### Problem to work on
Look at the data below and print exactly the lines from its first line through the line with "s.set_linewidth(0.7)"; the pictures stay out of the copy.

### Available data

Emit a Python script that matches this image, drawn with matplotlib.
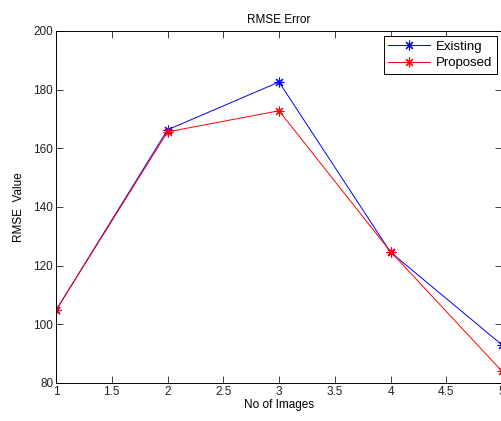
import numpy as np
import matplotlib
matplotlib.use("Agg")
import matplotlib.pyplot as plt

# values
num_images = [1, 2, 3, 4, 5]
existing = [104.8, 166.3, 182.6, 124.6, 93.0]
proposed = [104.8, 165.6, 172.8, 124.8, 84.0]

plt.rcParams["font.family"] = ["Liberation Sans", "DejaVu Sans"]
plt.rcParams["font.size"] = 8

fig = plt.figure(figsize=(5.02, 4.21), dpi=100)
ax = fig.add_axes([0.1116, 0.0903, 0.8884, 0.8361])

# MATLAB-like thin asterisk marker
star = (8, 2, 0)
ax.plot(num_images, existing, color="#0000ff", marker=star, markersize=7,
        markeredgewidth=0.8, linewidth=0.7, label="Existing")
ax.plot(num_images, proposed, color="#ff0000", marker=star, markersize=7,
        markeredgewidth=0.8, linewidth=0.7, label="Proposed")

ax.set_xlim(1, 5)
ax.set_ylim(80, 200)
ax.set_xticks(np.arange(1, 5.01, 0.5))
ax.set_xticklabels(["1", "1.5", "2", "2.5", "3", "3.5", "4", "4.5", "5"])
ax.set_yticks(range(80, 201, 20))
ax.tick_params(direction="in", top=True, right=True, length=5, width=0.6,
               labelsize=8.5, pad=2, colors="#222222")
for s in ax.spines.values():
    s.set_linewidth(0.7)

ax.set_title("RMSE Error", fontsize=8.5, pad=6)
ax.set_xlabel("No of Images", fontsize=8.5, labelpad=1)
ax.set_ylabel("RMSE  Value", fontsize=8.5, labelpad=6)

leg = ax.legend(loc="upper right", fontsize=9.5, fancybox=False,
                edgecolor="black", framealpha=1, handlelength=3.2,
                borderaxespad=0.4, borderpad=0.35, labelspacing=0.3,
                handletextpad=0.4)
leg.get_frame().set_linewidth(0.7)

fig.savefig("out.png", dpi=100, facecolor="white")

### Answer to the exercise
Emit a Python script that matches this image, drawn with matplotlib.
import numpy as np
import matplotlib
matplotlib.use("Agg")
import matplotlib.pyplot as plt

# values
num_images = [1, 2, 3, 4, 5]
existing = [104.8, 166.3, 182.6, 124.6, 93.0]
proposed = [104.8, 165.6, 172.8, 124.8, 84.0]

plt.rcParams["font.family"] = ["Liberation Sans", "DejaVu Sans"]
plt.rcParams["font.size"] = 8

fig = plt.figure(figsize=(5.02, 4.21), dpi=100)
ax = fig.add_axes([0.1116, 0.0903, 0.8884, 0.8361])

# MATLAB-like thin asterisk marker
star = (8, 2, 0)
ax.plot(num_images, existing, color="#0000ff", marker=star, markersize=7,
        markeredgewidth=0.8, linewidth=0.7, label="Existing")
ax.plot(num_images, proposed, color="#ff0000", marker=star, markersize=7,
        markeredgewidth=0.8, linewidth=0.7, label="Proposed")

ax.set_xlim(1, 5)
ax.set_ylim(80, 200)
ax.set_xticks(np.arange(1, 5.01, 0.5))
ax.set_xticklabels(["1", "1.5", "2", "2.5", "3", "3.5", "4", "4.5", "5"])
ax.set_yticks(range(80, 201, 20))
ax.tick_params(direction="in", top=True, right=True, length=5, width=0.6,
               labelsize=8.5, pad=2, colors="#222222")
for s in ax.spines.values():
    s.set_linewidth(0.7)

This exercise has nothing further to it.